BANGKOK: An 80-year-old writer accused of defaming Thailand's monarchy in 2015 because of comments he made at a public seminar about the constitution was acquitted on Tuesday (Jan 26) by the Criminal Court.
The court ruled that Bundit Aneeya had not violated the lese majeste law because he had not specifically referred to royalty and had not used rude language.
The punishment for violating the law is three to 15 years’ imprisonment on each count.
The court last week gave a record sentence of 43 years and six months under the law to a woman arrested six years ago who posted audio clips online deemed critical of the monarchy. The former civil servant had her nominal sentence of 87 years halved because she pleaded guilty.
In the past two months, the authorities have pursued lese majeste cases against at least 54 people, according to the legal aid group Thai Lawyers for Human Rights.
They acted after growing public criticism of the monarchy, once virtually unknown, by a youth-led pro-democracy movement. The protest movement seeks reform of the monarchy, which it says is unaccountable and has excessive power in what is supposed to be a democratic constitutional monarchy.

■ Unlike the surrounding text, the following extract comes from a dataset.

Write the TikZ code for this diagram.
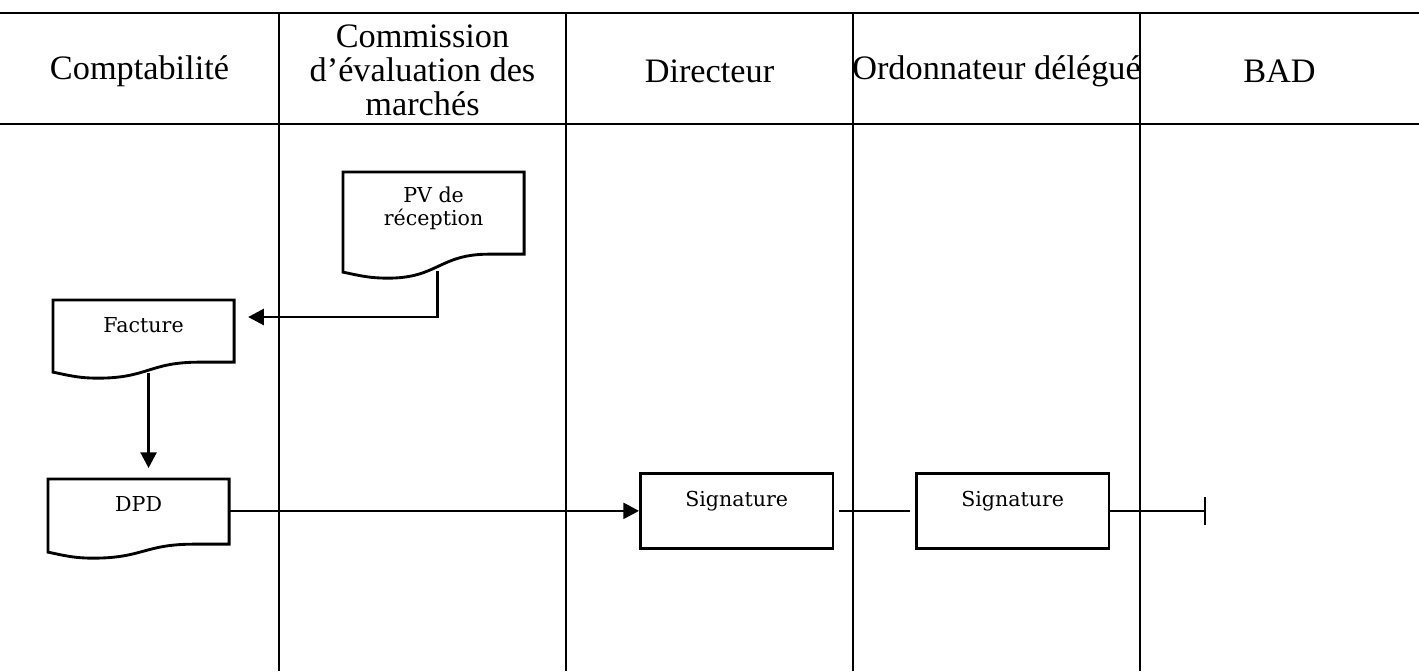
\documentclass[tikz,border=0pt]{standalone}
\usepackage{fontspec}
\setmainfont{Liberation Serif}
\newfontfamily\docfont{DejaVu Serif}
\usetikzlibrary{arrows.meta,calc}

% outline of a document box: wavy lower edge, #2 = rise of the right corner
\newcommand\docshape[2]{%
  \draw[docline] ($(#1.south west)+(0,-6)$) -- (#1.north west) -- (#1.north east)
    -- ($(#1.south east)+(0,-#2)$) -- ++(-35,0)
    .. controls +(-50,0) and +(50,0) .. ($(#1.south west)+(45,0)$)
    .. controls +(-20,0) and +(15,3) .. ($(#1.south west)+(0,-6)$) -- cycle;}

\begin{document}
\begin{tikzpicture}[x=0.35pt, y=-0.35pt,
  lane/.style = {line width=0.6pt},
  head/.style = {align=center, font=\fontsize{12}{11.9}\selectfont},
  doc/.style = {inner sep=0pt, minimum width=63pt, anchor=north west,
    text height=11.2pt, font=\docfont\fontsize{7.2}{8.1}\selectfont},
  docline/.style = {line width=1pt},
  signbox/.style = {draw, line width=1pt, inner sep=0pt, anchor=north west,
    minimum width=67.4pt, text height=11.5pt, text depth=14.7pt,
    font=\docfont\fontsize{7.2}{8.1}\selectfont},
  flow/.style = {line width=0.9pt, -{Triangle[length=5.5pt, width=5.6pt]}},
  link/.style = {line width=0.9pt}]
  \useasboundingbox (0,0) rectangle (1419,671);

  % lanes
  \draw[lane] (0,13) -- (1419,13);
  \draw[lane] (0,124) -- (1419,124);
  \foreach \x in {279,566,853,1140}
    \draw[lane] (\x,13) -- (\x,671);

  \node[head] (compta) at (139.5,71) {Comptabilité};
  \node[head] (cem) at (422.5,70) {Commission\\d’évaluation des\\marchés};
  \node[head] (dir) at (709.5,71) {Directeur};
  \node[head] (ordo) at (996.5,71) {Ordonnateur délégué};
  \node[head] (bad) at (1279.5,71) {BAD};

  % documents
  \node[doc, text height=18.55pt, text depth=18.2pt, align=center] (pv)
    at (343,172) {PV de\\réception};
  \node[doc, text depth=15.75pt] (fac) at (53,300) {Facture};
  \node[doc, text depth=16.1pt] (dpd) at (48,479) {DPD};
  \docshape{pv}{24}
  \docshape{fac}{16}
  \docshape{dpd}{14}

  \node[signbox] (sig1) at (639,472) {Signature};
  \node[signbox] (sig2) at (915,472) {Signature};

  \coordinate (facin) at ($(fac.north east)+(14,17)$);
  \coordinate (fin) at ($(sig2.east)+(96,0)$);

  \draw[flow] ([xshift=1.4pt, yshift=2.45pt]pv.south) |- (facin);
  \draw[flow, shorten >=3.85pt] ([xshift=1.75pt, yshift=1.75pt]fac.south)
    -- ([xshift=1.75pt]fac.south |- dpd.north);
  \draw[flow] (dpd.east |- sig1.west) -- (sig1.west);
  \draw[link, shorten <=1.75pt, shorten >=1.75pt] (sig1.east) -- (sig2.west);
  \draw[link, -{Bar[width=9.8pt]}] (sig2.east) -- (fin);
\end{tikzpicture}
\end{document}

After King Maha Vajralongkorn took the throne in 2016 following his father’s death, he informed the government that he did not wish to see the lese majeste law used. But as the protests grew last year and criticism of the monarchy got harsher, Prime Minister Prayut Chan-o-cha warned a line had been crossed and the law would be used.

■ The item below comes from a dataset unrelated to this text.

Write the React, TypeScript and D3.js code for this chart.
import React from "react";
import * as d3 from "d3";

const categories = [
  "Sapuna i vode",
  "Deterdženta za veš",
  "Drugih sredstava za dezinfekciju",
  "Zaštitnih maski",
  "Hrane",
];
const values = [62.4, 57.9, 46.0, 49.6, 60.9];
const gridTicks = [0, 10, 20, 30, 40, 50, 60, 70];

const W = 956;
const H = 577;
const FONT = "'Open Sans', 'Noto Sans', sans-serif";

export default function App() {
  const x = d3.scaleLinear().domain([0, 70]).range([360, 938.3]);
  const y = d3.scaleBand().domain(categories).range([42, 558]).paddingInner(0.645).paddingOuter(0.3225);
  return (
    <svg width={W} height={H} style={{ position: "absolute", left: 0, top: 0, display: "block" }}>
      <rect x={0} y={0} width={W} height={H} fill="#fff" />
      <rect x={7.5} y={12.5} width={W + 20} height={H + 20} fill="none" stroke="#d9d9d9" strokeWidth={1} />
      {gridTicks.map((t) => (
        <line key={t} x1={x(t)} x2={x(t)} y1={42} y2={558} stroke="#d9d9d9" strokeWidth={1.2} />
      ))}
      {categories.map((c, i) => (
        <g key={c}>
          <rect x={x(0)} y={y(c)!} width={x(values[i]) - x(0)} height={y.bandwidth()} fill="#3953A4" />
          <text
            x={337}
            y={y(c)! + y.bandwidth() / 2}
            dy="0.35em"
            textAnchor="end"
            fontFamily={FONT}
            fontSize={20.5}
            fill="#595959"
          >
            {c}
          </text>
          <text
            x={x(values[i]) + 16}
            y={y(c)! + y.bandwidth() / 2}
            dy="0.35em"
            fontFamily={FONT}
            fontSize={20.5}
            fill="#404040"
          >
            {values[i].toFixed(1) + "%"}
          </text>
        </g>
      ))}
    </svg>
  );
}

Bundit was prosecuted for saying at a seminar at Bangkok’s Thammasat University that “Human value and dignity of Thais must be higher than dust under someone’s feet.”
By tradition, Thai citizens who see themselves as subjects of the king refer to themselves as “the dust under your feet” when formally addressing the monarch.
The seminar was convened by an activist group opposed to the junta that took power in a 2014 military coup, and solicited public comments on a draft constitution to replace the one nullified in the army takeover.
Police and military agents monitored the meeting and took Bundit into custody as soon as he made a proposal for five principles that should be enshrined in the charter, including human dignity.
He was formally accused only in 2017, when a military prosecutor alleged that his remark was a derogatory reference to the late King Bhumibol Adulyadej.
The lese majeste law is supposed to cover the king, his immediate family and any regent, but has sometimes been applied more broadly.
It was the third lese majeste case filed against Bundit, who is in poor health. He was convicted in one previous case, for which he received a suspended sentence, and acquitted in the other.